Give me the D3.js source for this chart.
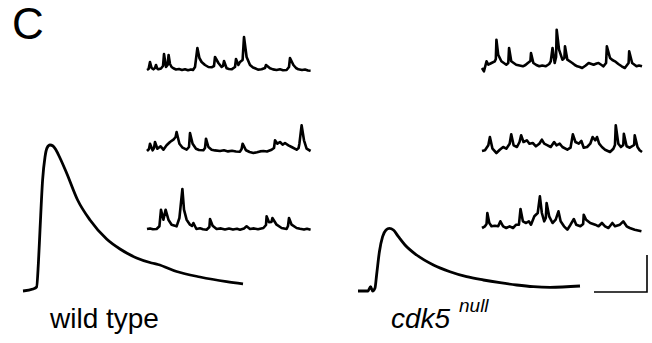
<!DOCTYPE html>
<html>
<head>
<meta charset="utf-8">
<script src="https://cdn.jsdelivr.net/npm/d3@7"></script>
<style>
  html, body { margin: 0; padding: 0; background: #fff; }
  svg { display: block; }
  text { font-family: "Liberation Sans", Arial, sans-serif; fill: #000; }
</style>
</head>
<body>
<div id="chart"></div>
<script>
// spontaneous activity traces, [time (s), dF (a.u.)]
const wtTrace1 = [[0,0],[0.8,1],[1.5,8],[2.3,2],[3.2,0.7],[4,2],[4.5,5],[5.1,1.5],[5.7,0.7],[7,1.5],[8,4],[8.5,16],[9.5,3],[10.3,5],[10.8,15],[11.5,6],[12.3,3],[13.2,1.7],[14.5,0.5],[16,1],[17.5,0],[19,0.8],[20.5,-0.3],[22,0.6],[23,0],[24,3],[25.2,22],[26.2,12],[27.3,8],[29,5],[30.7,3],[32.3,2.7],[33.5,4],[34,13],[35.7,7],[37.3,3],[38,4],[38.5,9],[39.8,1.7],[41,1],[42.3,0.7],[44,3],[44.5,11],[45.7,5],[46.5,8],[47.8,10],[48.5,33],[49.8,13],[51.5,5],[53,2.5],[54,1.7],[55.5,0.4],[57.3,0.7],[59,2],[59.5,5],[61.5,1.7],[63,0.6],[64.8,0],[66.5,0.7],[68,-0.2],[69.8,0],[71,3],[71.5,12],[73.2,5],[74.5,2],[75.7,0.7],[77.5,0],[79,0.5],[80.5,-0.5],[81.8,-0.7]];
const wtTrace2 = [[0,0],[1,2],[1.5,7.3],[2.8,0.7],[3.5,3],[4,9],[5.2,2.3],[6.8,4.7],[8.2,1.3],[9.8,5.7],[11.5,9],[13.2,11.3],[14.3,14],[14.8,19],[16.2,7.3],[17.8,3.3],[19.8,1.3],[21,4],[21.5,18],[22.8,7.3],[24.5,2.3],[26,1],[28.2,0.7],[29,3],[29.5,12.3],[30.7,4],[32.3,1.3],[34,0.6],[36.5,0],[38.5,0.7],[40.5,-0.4],[42.5,0.3],[44.5,-0.5],[46.5,-0.7],[47.3,2],[47.8,7.3],[49.5,0.7],[51.3,-1],[53.2,-2],[55,-1.2],[56.5,-0.4],[58.2,0],[60,-0.5],[62.3,1.3],[63.5,3],[64,10.7],[65.2,7.3],[66.5,9],[67.8,6.3],[69,8],[70.7,5.7],[72.3,4],[74.8,1.3],[75.8,3],[76.2,7.3],[77.3,25.7],[78.5,10.7],[79.8,2.3],[81.8,0]];
const wtTrace3 = [[0,0],[1.5,0.6],[3,-0.3],[4.8,0],[6.2,2.7],[7,19.3],[8.2,9.3],[9.3,19.3],[10.7,9.3],[12.3,4.3],[14.8,2.7],[16.2,11],[16.8,22.7],[17.7,40],[18.5,19.3],[19.8,9.3],[21.5,4.3],[22.5,3],[23.2,6],[24.7,0],[26.5,0.7],[28,-0.3],[29.8,-0.7],[31.2,2],[31.5,10],[32.8,3.3],[34.8,0],[37,0.6],[39,-0.4],[41,0.4],[43,-0.6],[45,0.2],[46.5,-0.7],[48.5,0.5],[49.8,2.7],[51.5,0],[53.5,0.6],[55.5,-0.2],[58.2,1],[59.5,4],[59.8,12.7],[61,6.7],[62.2,7],[62.7,11],[64.8,4.3],[67.3,1],[69.8,0],[70.5,3],[71,11],[72.3,4.3],[74.8,1],[76.5,0.2],[78.5,-0.6],[80,0.2],[81.8,-0.7]];

const cdkTrace1 = [[0,-1],[1,-4.3],[2.3,5.7],[3.2,2.3],[4.8,4],[6.5,5.7],[7,8],[7.3,27.3],[8.2,12.3],[9.8,5.7],[12.3,2.3],[13.3,4],[13.7,19],[14.8,5.7],[17.3,2.3],[19,1.5],[20.7,0.7],[22,2],[23.2,4],[24.5,6],[24.8,14],[26,4],[27.5,2],[29,0.7],[30.5,1.5],[32.3,0.7],[34,3],[34.8,5.7],[35.7,19],[36.8,4],[37.5,10],[37.8,37.3],[39,17.3],[40.7,7.3],[41.7,9],[42,20.7],[43.2,7.3],[45.7,4],[47,2],[48.2,0.7],[49.5,0],[50.7,-1],[52.5,1.5],[54,4],[56.5,2.3],[58,3.5],[59,4],[60.5,2],[61.5,0.7],[62.8,4],[63.2,20.7],[64.8,9],[66,7],[67.3,5.7],[69,3],[70.7,0.7],[72.3,-1],[74.2,4],[74.5,15.7],[76,4],[78.2,0.7],[79.5,1.5],[81,0.7]];
const cdkTrace2 = [[0,0],[1.5,0.7],[3.2,5.7],[4,14],[5.3,2.3],[7.3,-2],[9,1.3],[10.7,4],[12.3,2.3],[14,7.3],[14.8,16.7],[16,5.7],[17.7,4],[19,9],[19.8,15.7],[21,9],[22.7,10.7],[24,7.3],[25.7,8],[27.3,4.7],[29,7.3],[30.3,11.3],[31.5,7.3],[33.2,5.7],[34.8,4],[36.5,9],[37.7,5.7],[39.3,7.3],[40.7,4],[43.2,1.3],[44.8,3.3],[46,16.7],[47.3,9],[49,7.3],[50.3,10],[51.5,3.3],[53.2,4],[54.8,7.3],[56,14],[57.3,10.7],[58.2,14],[59.3,7.3],[60.7,4],[62.3,1.3],[64.8,-1],[66.5,2.3],[67.3,6],[67.7,25.7],[69,7.3],[70.3,4],[71.5,6],[71.8,17.3],[73.2,4.7],[74.8,3.3],[77,6],[77.3,15.7],[78.7,4],[79.8,0.7],[81,-1]];
const cdkTrace3 = [[0,0],[1.5,1.7],[2.3,4],[2.7,15],[3.7,5],[4.8,1.7],[6.5,2.3],[8.2,1.7],[9.3,6.7],[10.7,1.7],[12.3,0],[14,1.7],[15.7,0],[17.3,3.3],[18.7,3.3],[19.5,19],[20.7,6.7],[22.3,5],[23.7,6.7],[24.8,3.3],[26.5,11.7],[28.2,15],[29.3,31.7],[30.3,15],[31.5,6.7],[32.3,10],[32.7,25],[34,11.7],[35.7,5],[37.3,8.3],[38.7,16.7],[39.8,6.7],[41.5,1.7],[43.2,-1.7],[44.8,3.3],[46.5,9],[47.7,3.3],[49.8,1.7],[51.2,4],[51.5,13.3],[52.7,8.3],[54.8,5],[57.3,3.3],[59,1.7],[60.7,5],[62.3,1.7],[64,0],[66,5],[67.3,1.7],[69.8,3.3],[71.5,6.7],[73.2,1.7],[74.8,0],[77.3,-1.7],[80.7,-3.3]];

// averaged evoked transients, [time (s), dF (a.u.)]
const wtTransient = [[0,0],[5,2],[6.8,4],[7.7,28],[8.5,61],[9.8,111],[11,134],[12,143],[13.5,146],[15,145],[16.5,141],[18.5,133],[21.8,118],[27.3,91],[33.5,71],[41.8,52],[48.5,42],[56.8,33],[64.3,28],[67.5,26.5],[76.8,19.5],[88.5,14],[101.8,9.3],[110,7]];
const cdkTransient = [[0,0],[5,0],[6.3,4.3],[7.3,0],[8.5,3],[9.3,16],[10.7,39.3],[12.3,54.3],[14,61],[15.7,62.7],[17.7,61],[20.2,54.3],[23.5,46],[29.3,36],[37.7,26],[46,19.3],[54.3,14.3],[62.7,11],[71,8.3],[79.3,6],[87.7,4.3],[96,3.7],[111,5]];

const scaleBarTime = 26.5;
const scaleBarDF = 37;

const width = 652, height = 343;

const svg = d3.select("#chart").append("svg")
    .attr("width", width)
    .attr("height", height)
    .attr("viewBox", `0 0 ${width} ${height}`);

// small traces
const xSmallWt = d3.scaleLinear().domain([0, 82]).range([147, 311]);
const xSmallCdk = d3.scaleLinear().domain([0, 82]).range([482, 644]);
const ySmall = d3.scaleLinear().domain([0, 40]).range([0, -40]);
const wtRows = [70, 151, 229];
const cdkRows = [67, 151, 228];

function drawSmall(data, xScale, base) {
    const line = d3.line()
        .x(d => xScale(d[0]))
        .y(d => base + ySmall(d[1]));
    svg.append("path")
        .datum(data)
        .attr("d", line)
        .attr("fill", "none")
        .attr("stroke", "#000")
        .attr("stroke-width", 2.6)
        .attr("stroke-linejoin", "round");
}

[wtTrace1, wtTrace2, wtTrace3].forEach((d, i) => drawSmall(d, xSmallWt, wtRows[i]));
[cdkTrace1, cdkTrace2, cdkTrace3].forEach((d, i) => drawSmall(d, xSmallCdk, cdkRows[i]));

// big transients
const xBigWt = d3.scaleLinear().domain([0, 110]).range([23, 243]);
const xBigCdk = d3.scaleLinear().domain([0, 110]).range([358, 578]);
const yBig = d3.scaleLinear().domain([0, 150]).range([291, 141]);

function drawBig(data, xScale) {
    const line = d3.line()
        .curve(d3.curveMonotoneX)
        .x(d => xScale(d[0]))
        .y(d => yBig(d[1]));
    svg.append("path")
        .datum(data)
        .attr("d", line)
        .attr("fill", "none")
        .attr("stroke", "#000")
        .attr("stroke-width", 2.8)
        .attr("stroke-linejoin", "round");
}

drawBig(wtTransient, xBigWt);
drawBig(cdkTransient, xBigCdk);

// scale bar, anchored bottom-right
const barRight = 647, barBottom = 292;
const barLen = xBigCdk(scaleBarTime) - xBigCdk(0);
const barHeight = yBig(0) - yBig(scaleBarDF);
svg.append("path")
    .attr("d", `M${barRight - barLen},${barBottom}H${barRight}V${barBottom - barHeight}`)
    .attr("fill", "none")
    .attr("stroke", "#000")
    .attr("stroke-width", 1.6);

// labels
svg.append("text")
    .attr("x", 12)
    .attr("y", 39)
    .attr("font-size", 44)
    .text("C");

svg.append("text")
    .attr("x", 50)
    .attr("y", 328)
    .attr("font-size", 28)
    .text("wild type");

const cdk = svg.append("text")
    .attr("x", 391)
    .attr("y", 328)
    .attr("font-size", 28)
    .attr("font-style", "italic");
cdk.append("tspan").text("cdk5");
cdk.append("tspan")
    .attr("x", 459)
    .attr("y", 312)
    .attr("font-size", 19)
    .text("null");
</script>
</body>
</html>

Problem statement:
Report how many lines of the data contain the word "chart", using the number alone.

Problem solution:
3